Inlay Patterns 20180105.jpg

What is the logic of your peghead design?

First off, I do not take credit for this basic design.  It was first shared with me by the late Larry Barringer.  I don't know if Larry came up with it but I suspect he did for the following reason.  Larry had a relationship with the late builder Robert Mize and Larry's design is a "derivative" of the Mize design.  However, Mize used the traditional box style scroll peghead and Larry's is a cross between a scroll and a flat peghead. The logic behind this design and the reasons I like it are as follows.  

Mine, Larry's, and Bob's dulcimer design came from the Kentucky style developed in the 1800's by JE "uncle ED" Thomas.  Those dulcimers and a very large portion of early traditional dulcimers had the scroll head and wooden pegs much like a fiddle.  I really feel this is an elegant look and a traditional look that I would like to preserve on this model of my dulcimers. 

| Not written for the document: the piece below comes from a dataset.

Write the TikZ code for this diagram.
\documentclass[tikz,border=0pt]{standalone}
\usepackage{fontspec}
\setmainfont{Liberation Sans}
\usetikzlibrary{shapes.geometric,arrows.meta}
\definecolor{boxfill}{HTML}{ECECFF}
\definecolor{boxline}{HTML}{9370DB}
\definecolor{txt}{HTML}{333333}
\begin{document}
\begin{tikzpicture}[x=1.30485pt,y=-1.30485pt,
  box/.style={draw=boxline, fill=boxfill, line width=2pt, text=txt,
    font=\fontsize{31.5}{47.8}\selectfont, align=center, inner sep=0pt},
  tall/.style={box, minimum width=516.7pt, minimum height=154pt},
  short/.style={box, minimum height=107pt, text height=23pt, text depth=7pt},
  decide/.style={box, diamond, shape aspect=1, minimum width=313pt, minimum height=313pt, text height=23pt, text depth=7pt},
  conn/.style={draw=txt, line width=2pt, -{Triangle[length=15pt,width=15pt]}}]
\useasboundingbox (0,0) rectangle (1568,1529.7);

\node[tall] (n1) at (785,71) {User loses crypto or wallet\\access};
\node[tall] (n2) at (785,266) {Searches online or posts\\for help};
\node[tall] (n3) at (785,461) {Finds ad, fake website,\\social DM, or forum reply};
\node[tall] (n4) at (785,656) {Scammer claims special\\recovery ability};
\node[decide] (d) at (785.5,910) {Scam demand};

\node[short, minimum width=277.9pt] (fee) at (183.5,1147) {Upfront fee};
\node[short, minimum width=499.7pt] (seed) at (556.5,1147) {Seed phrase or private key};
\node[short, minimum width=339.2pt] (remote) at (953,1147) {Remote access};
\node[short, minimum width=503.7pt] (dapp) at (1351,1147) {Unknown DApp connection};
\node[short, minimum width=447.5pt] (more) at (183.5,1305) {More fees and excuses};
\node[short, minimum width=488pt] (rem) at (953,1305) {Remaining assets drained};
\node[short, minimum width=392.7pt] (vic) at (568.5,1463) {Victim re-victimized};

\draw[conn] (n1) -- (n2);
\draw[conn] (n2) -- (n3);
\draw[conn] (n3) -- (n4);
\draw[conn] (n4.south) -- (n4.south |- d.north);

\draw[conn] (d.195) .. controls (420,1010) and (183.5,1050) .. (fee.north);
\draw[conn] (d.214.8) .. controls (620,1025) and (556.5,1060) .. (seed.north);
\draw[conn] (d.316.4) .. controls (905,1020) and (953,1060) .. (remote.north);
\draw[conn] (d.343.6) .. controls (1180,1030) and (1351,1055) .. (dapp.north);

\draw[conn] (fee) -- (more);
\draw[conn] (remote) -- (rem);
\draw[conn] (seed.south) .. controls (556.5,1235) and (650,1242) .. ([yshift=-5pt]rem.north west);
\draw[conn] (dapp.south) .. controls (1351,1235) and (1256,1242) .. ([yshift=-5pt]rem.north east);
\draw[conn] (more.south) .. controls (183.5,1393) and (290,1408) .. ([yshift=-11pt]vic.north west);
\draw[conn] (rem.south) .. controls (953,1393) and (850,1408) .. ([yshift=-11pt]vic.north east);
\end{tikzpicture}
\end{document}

Now the wooden pegs on the other hand may be traditional, but I wouldn't wish their finicky nature on anyone.  So, I use modern geared tuning machines.  A flat top peghead (like on a guitar) is much easier to get at the strings for service than the early traditional box design where the string posts are enclosed. 

So if you look at the design of my peghead, you see the beauty of the scroll like design, but also, you get the  ergonomic advantages of the flat top peghead with right angle high ratio tuners.  For me, this design gives the best of both worlds.

Besides ebony, what other fretboard overlay materials do you use?

It is common for fretted instruments to have an overlay on the fretboard.  It adds beauty, but more importantly, it should add a very smooth surface for playability and a hard surface for wear.  Traditionally, for fine instruments, ebony has been the “standard” and is on almost all dulcimers that I have made.  However, ebony continues to be very challenging to acquire and pure black heartwood is even more scarce.